Из письма от 12 марта 1923 года: «В Москву мне хочется всегда, а днями так это бывает, что я лежу угрюмый целый день, молча курю, думаю о России, о великой радости слышать везде Русский язык, о том, что я Русский, а все-таки не гражданин вселенной, и уж меньше всего гражданин старенькой, скучненькой, серенькой Европы…»
«1924 г. 15 сентября.
Шатэлейн.
Золотое утро.
О, поэты, сколь они непоследовательны! Я был последователен, когда тебе и мне светили наши зори, первые зори, и вторые, и третьи. Но тогда я последовательностью в своих неукрощаемых причудах и беспутствах столько раз тебя ранил, что, падая сейчас перед тобой на колени, говорю: Бессмертная моя любовь, моя Катя, моя радость, мое счастье, моя Беатриче, нужно было быть тобою, чтобы не бросить меня, не разлюбить, или не сойти с ума, или не умереть.
Благословляю Судьбу, что злой Хаос не захлестнул меня, ни тебя, и в бушевавшем Хаосе ты была прекраснее и совершеннее, чем сама о том можешь знать. Благодарю Судьбу, что она послала тебя как свет неугасимый в мою спутанную жизнь.
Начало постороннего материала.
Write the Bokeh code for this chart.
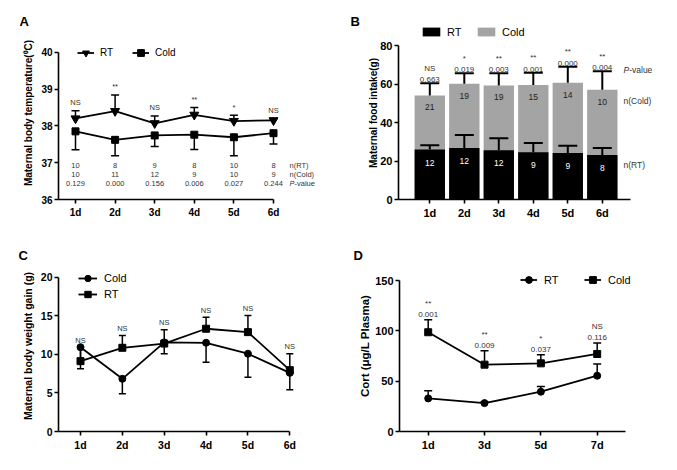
from bokeh.plotting import figure
from bokeh.layouts import column, row
from bokeh.models import ColumnDataSource, Whisker, TeeHead, Legend, LegendItem, FixedTicker
from bokeh.core.properties import value
from bokeh.embed import file_html
from bokeh.resources import INLINE

FONT = "Liberation Sans"

# ---------------- data ----------------
# Panel A: maternal body temperature
a_days = ["1d", "2d", "3d", "4d", "5d", "6d"]
a_rt = [38.20, 38.40, 38.07, 38.30, 38.13, 38.15]
a_rt_err = [38.41, 38.84, 38.27, 38.50, 38.29, 38.20]
a_cold = [37.85, 37.62, 37.74, 37.76, 37.69, 37.80]
a_cold_err = [37.35, 37.19, 37.44, 37.36, 37.19, 37.51]
a_sig = ["NS", "**", "NS", "**", "*", "NS"]
a_n_rt = ["10", "8", "9", "8", "10", "8"]
a_n_cold = ["10", "11", "12", "9", "10", "9"]
a_p = ["0.129", "0.000", "0.156", "0.006", "0.027", "0.244"]
a_yticks = [36, 37, 38, 39, 40]

# Panel B: maternal food intake
b_days = ["1d", "2d", "3d", "4d", "5d", "6d"]
b_rt = [26.0, 26.8, 25.6, 24.6, 24.2, 23.2]
b_rt_err = [28.2, 33.5, 31.8, 29.4, 28.0, 26.8]
b_cold = [54.1, 60.2, 59.3, 59.5, 60.7, 57.1]
b_cold_err = [60.4, 65.7, 65.7, 65.9, 69.0, 66.7]
b_sig = ["NS", "*", "**", "**", "**", "**"]
b_p = ["0.663", "0.019", "0.003", "0.001", "0.000", "0.004"]
b_n_rt = ["12", "12", "12", "9", "9", "8"]
b_n_cold = ["21", "19", "19", "15", "14", "10"]
b_yticks = [0, 20, 40, 60, 80]

# Panel C: maternal body weight gain
c_days = ["1d", "2d", "3d", "4d", "5d", "6d"]
c_cold = [10.93, 6.83, 11.55, 11.50, 10.08, 7.60]
c_cold_err = [8.13, 4.89, 10.07, 8.99, 7.04, 5.41]
c_rt = [9.12, 10.85, 11.40, 13.32, 12.88, 7.95]
c_rt_err = [10.90, 12.45, 13.20, 14.82, 15.05, 10.08]
c_sig = ["NS", "NS", "NS", "NS", "NS", "NS"]
c_yticks = [0, 5, 10, 15, 20]

# Panel D: corticosterone
d_days = ["1d", "3d", "5d", "7d"]
d_rt = [32.9, 28.2, 39.5, 55.4]
d_rt_err = [40.5, 29.5, 44.8, 67.0]
d_cold = [98.6, 66.4, 67.7, 77.0]
d_cold_err = [110.9, 80.3, 76.3, 88.0]
d_sig = ["**", "**", "*", "NS"]
d_p = ["0.001", "0.009", "0.037", "0.116"]
d_yticks = [0, 50, 100, 150]


def base_fig(w, h, xr, yr, left, bottom, top, letter, letter_off):
    p = figure(width=w, height=h, x_range=xr, y_range=yr, output_backend="svg",
               toolbar_location=None, min_border_left=left, min_border_right=0,
               min_border_top=top, min_border_bottom=bottom, title=letter)
    p.grid.grid_line_color = None
    p.outline_line_color = None
    p.background_fill_color = "white"
    p.border_fill_color = "white"
    t = p.title
    t.align = "left"
    t.offset = letter_off
    t.standoff = -4
    t.vertical_align = "bottom"
    t.text_font = FONT
    t.text_font_size = "13px"
    t.text_font_style = "bold"
    t.text_color = "black"
    return p


def style_axes(p, labels, xbounds, yticks, ybounds, tick_fs, ylabel, label_fs, standoff):
    xs = list(range(1, len(labels) + 1))
    xa = p.xaxis[0]
    ya = p.yaxis[0]
    xa.ticker = FixedTicker(ticks=xs)
    xa.major_label_overrides = {t: l for t, l in zip(xs, labels)}
    ya.ticker = FixedTicker(ticks=yticks)
    xa.bounds = xbounds
    ya.bounds = ybounds
    for ax in (xa, ya):
        ax.axis_line_width = 1.6
        ax.axis_line_color = "black"
        ax.major_tick_line_width = 1.6
        ax.major_tick_line_color = "black"
        ax.major_tick_out = 4
        ax.major_tick_in = 0
        ax.minor_tick_line_color = None
        ax.major_label_text_font = FONT
        ax.major_label_text_font_style = "bold"
        ax.major_label_text_font_size = tick_fs
        ax.major_label_text_color = "black"
    ya.major_label_standoff = 2
    xa.major_label_standoff = 3
    ya.axis_label = ylabel
    ya.axis_label_text_font = FONT
    ya.axis_label_text_font_style = "bold"
    ya.axis_label_text_font_size = label_fs
    ya.axis_label_text_color = "black"
    ya.axis_label_standoff = standoff
    return xs


def whisk(p, xs, lo, hi, up, size, lw=1.5):
    src = ColumnDataSource(dict(x=xs, lo=lo, hi=hi))
    head = TeeHead(size=size, line_width=lw, line_color="black")
    w = Whisker(source=src, base="x", lower="lo", upper="hi",
                upper_head=head if up else None, lower_head=None if up else head,
                line_width=lw, line_color="black", level="annotation")
    p.add_layout(w)


def txt(p, xs, ys, texts, fs, yoff=0, color="#333333", align="center", style="normal", baseline="middle"):
    p.text(x=xs, y=ys, text=texts, text_font=value(FONT), text_font_size=fs,
           text_align=align, text_baseline=baseline, y_offset=yoff, text_color=color,
           text_font_style=style)


# ---------------- Panel A ----------------
A_SP, A_X1, A_L, A_T = 39.6, 75.0, 58.0, 26
xa0 = 1 - (A_X1 - A_L) / A_SP
xa1 = 1 + (340 - A_X1) / A_SP
ya_px = (199 - 51.7) / 4
ya1 = 40 + (51.7 - A_T) / ya_px
pA = base_fig(340, 235, (xa0, xa1), (36, ya1), 58, 36, A_T, "A", -39)
xsA = style_axes(pA, a_days, (xa0, len(a_days)), a_yticks, (a_yticks[0], a_yticks[-1]),
                 "10px", "Maternal body temperature(\u2070C)", "10px", 4)
whisk(pA, xsA, a_rt, a_rt_err, True, 8)
whisk(pA, xsA, a_cold_err, a_cold, False, 8)
lA1 = pA.line(xsA, a_rt, line_width=1.8, color="black")
sA1 = pA.scatter(xsA, a_rt, marker="inverted_triangle", size=9, color="black")
lA2 = pA.line(xsA, a_cold, line_width=1.8, color="black")
sA2 = pA.scatter(xsA, a_cold, marker="square", size=7, color="black")
txt(pA, xsA, a_rt_err, a_sig, "7.5px", yoff=-8)
A_ROWS = [36.92, 36.68, 36.43]
txt(pA, xsA, [A_ROWS[0]] * len(xsA), a_n_rt, "7.5px")
txt(pA, xsA, [A_ROWS[1]] * len(xsA), a_n_cold, "7.5px")
txt(pA, xsA, [A_ROWS[2]] * len(xsA), a_p, "7.5px")
A_LX = 1 + (289 - A_X1) / A_SP
txt(pA, [A_LX, A_LX], A_ROWS[:2], ["n(RT)", "n(Cold)"], "7.5px", align="left")
txt(pA, [A_LX], [A_ROWS[2]], ["P"], "7.5px", align="left", style="italic")
pA.text(x=[A_LX], y=[A_ROWS[2]], text=["-value"], text_font=value(FONT), text_font_size="7.5px",
        text_align="left", text_baseline="middle", x_offset=5, text_color="#333333")
legA = Legend(items=[LegendItem(label=value("RT"), renderers=[lA1, sA1]),
                     LegendItem(label=value("Cold"), renderers=[lA2, sA2])],
              orientation="horizontal", location=(19, 147 - 8.5), glyph_width=17, glyph_height=17,
              label_height=17, label_standoff=6, spacing=12, padding=0, margin=0,
              border_line_color=None, background_fill_alpha=0,
              label_text_font=FONT, label_text_font_size="10px", label_text_color="black")
pA.add_layout(legA)

# ---------------- Panel B ----------------
B_SP, B_X1, B_L, B_T = 34.5, 429.3, 398.0, 25
xb0 = 1 - (B_X1 - B_L) / B_SP
xb1 = 1 + (677 - B_X1) / B_SP
yb_px = (199 - 44.3) / 80
yb1 = (199 - B_T) / yb_px
pB = base_fig(337, 235, (xb0, xb1), (0, yb1), 58, 36, B_T, "B", -48)
xsB = style_axes(pB, b_days, (xb0, 1 + (630 - B_X1) / B_SP), b_yticks, (b_yticks[0], b_yticks[-1]),
                 "11px", "Maternal food intake(g)", "10px", -2)
bC = pB.vbar(x=xsB, top=b_cold, width=0.88, fill_color="#a4a4a4", line_color=None)
bR = pB.vbar(x=xsB, top=b_rt, width=0.88, fill_color="black", line_color=None)
whisk(pB, xsB, b_cold, b_cold_err, True, 19, lw=2)
whisk(pB, xsB, b_rt, b_rt_err, True, 19, lw=2)
txt(pB, xsB, b_cold_err, b_p, "8px", yoff=-1, baseline="bottom")
txt(pB, xsB, b_cold_err, b_sig, "8px", yoff=-15)
txt(pB, xsB, b_cold, b_n_cold, "8.5px", yoff=12, color="#222222")
txt(pB, xsB, b_rt, b_n_rt, "8.5px", yoff=13, color="white")
B_LX = 1 + (623 - B_X1) / B_SP
txt(pB, [B_LX, B_LX], [51.2, 18.2], ["n(Cold)", "n(RT)"], "8.5px", align="left")
txt(pB, [B_LX], [67.6], ["P"], "8.5px", align="left", style="italic")
pB.text(x=[B_LX], y=[67.6], text=["-value"], text_font=value(FONT), text_font_size="8.5px",
        text_align="left", text_baseline="middle", x_offset=5.7, text_color="#333333")
legB = Legend(items=[LegendItem(label=value("RT"), renderers=[bR]),
                     LegendItem(label=value("Cold"), renderers=[bC])],
              orientation="horizontal", location=(22, 167 - 5.5), glyph_width=22, glyph_height=11,
              label_height=11, label_standoff=5, spacing=8, padding=0, margin=0,
              border_line_color=None, background_fill_alpha=0,
              label_text_font=FONT, label_text_font_size="11px", label_text_color="black")
pB.add_layout(legB)

# ---------------- Panel C ----------------
C_SP, C_X1, C_L, C_T = 41.86, 80.0, 58.0, 25
xc0 = 1 - (C_X1 - C_L) / C_SP
xc1 = 1 + (340 - C_X1) / C_SP
yc_px = (431 - 276.7) / 20
yc1 = (196 - C_T) / yc_px
pC = base_fig(340, 235, (xc0, xc1), (0, yc1), 58, 39, C_T, "C", -40)
xsC = style_axes(pC, c_days, (xc0, len(c_days)), c_yticks, (c_yticks[0], c_yticks[-1]),
                 "10.5px", "Maternal body weight gain (g)", "10.5px", 4)
whisk(pC, xsC, c_rt, c_rt_err, True, 7)
whisk(pC, xsC, c_cold_err, c_cold, False, 7)
lC1 = pC.line(xsC, c_cold, line_width=1.8, color="black")
sC1 = pC.scatter(xsC, c_cold, marker="circle", size=7, color="black")
lC2 = pC.line(xsC, c_rt, line_width=1.8, color="black")
sC2 = pC.scatter(xsC, c_rt, marker="square", size=7, color="black")
c_top = [max(a, b, c) for a, b, c in zip(c_rt_err, c_cold, c_rt)]
txt(pC, xsC, c_top, c_sig, "7.5px", yoff=-7)
legC = Legend(items=[LegendItem(label=value("Cold"), renderers=[lC1, sC1]),
                     LegendItem(label=value("RT"), renderers=[lC2, sC2])],
              orientation="vertical", location=(20, 136.7 - 8), glyph_width=19, glyph_height=16,
              label_height=16, label_standoff=7, spacing=0, padding=0, margin=0,
              border_line_color=None, background_fill_alpha=0,
              label_text_font=FONT, label_text_font_size="11px", label_text_color="black")
pC.add_layout(legC)

# ---------------- Panel D ----------------
D_SP, D_X1, D_L, D_T = 56.33, 427.7, 399.0, 25
xd0 = 1 - (D_X1 - D_L) / D_SP
xd1 = 1 + (677 - D_X1) / D_SP
yd_px = (431 - 280) / 150
yd1 = (196 - D_T) / yd_px
pD = base_fig(337, 235, (xd0, xd1), (0, yd1), 59, 39, D_T, "D", -46)
xsD = style_axes(pD, d_days, (xd0, 1 + (625 - D_X1) / D_SP), d_yticks, (d_yticks[0], d_yticks[-1]),
                 "11px", "Cort (\u03bcg/L Plasma)", "11.5px", 1)
whisk(pD, xsD, d_rt, d_rt_err, True, 8)
whisk(pD, xsD, d_cold, d_cold_err, True, 8)
lD1 = pD.line(xsD, d_rt, line_width=1.8, color="black")
sD1 = pD.scatter(xsD, d_rt, marker="circle", size=7, color="black")
lD2 = pD.line(xsD, d_cold, line_width=1.8, color="black")
sD2 = pD.scatter(xsD, d_cold, marker="square", size=7, color="black")
txt(pD, xsD, d_cold_err, d_p, "8px", yoff=-5.5)
txt(pD, xsD, d_cold_err, d_sig, "8px", yoff=-16)
legD = Legend(items=[LegendItem(label=value("RT"), renderers=[lD1, sD1]),
                     LegendItem(label=value("Cold"), renderers=[lD2, sD2])],
              orientation="horizontal", location=(121, 151.4 - 8.5), glyph_width=17, glyph_height=17,
              label_height=17, label_standoff=7, spacing=20, padding=0, margin=0,
              border_line_color=None, background_fill_alpha=0,
              label_text_font=FONT, label_text_font_size="11px", label_text_color="black")
pD.add_layout(legD)

layout = column(row(pA, pB, spacing=0), row(pC, pD, spacing=0), spacing=0)
open("out.html", "w").write(file_html(layout, INLINE))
Пройдя свой горючий путь и значительно возобладав над собою, я теперь боюсь ранить чужую душу, какая бы она ни была, какой бы тяжестью или помехой она ни вставала. Но мне жаль, что я не могу показать этого внимания воочию тебе, тебе, моей тебе. И мне жаль той свободной бессовестности, или внесовестливости, которая, рядом со старой совестью, и с добросовестностью, и с любовью лучезарной, жила в моем сердце, когда мне и тебе светили наши зори».
И наконец, отрывок одного из более поздних писем, — чувства поэта не изменились:
«1933 г. 13 января
Моя милая Катя, родная и вечно-любимая, всегда-всегда ты со мной, в яви и во сне. Нет почти ни одной ночи, когда бы ты не снилась мне, с ярко-сияющими черными глазами, полными живой улыбчивости. И всегда бывает так, что я во сне впадаю в кажущиеся мне безысходными затруднения, — неотмыкающиеся двери, крутые лестницы, путаные переходы, — и в минуты, когда гибель уже настала, ты, весело смеясь, протягиваешь свою милую красивую руку и спасаешь меня».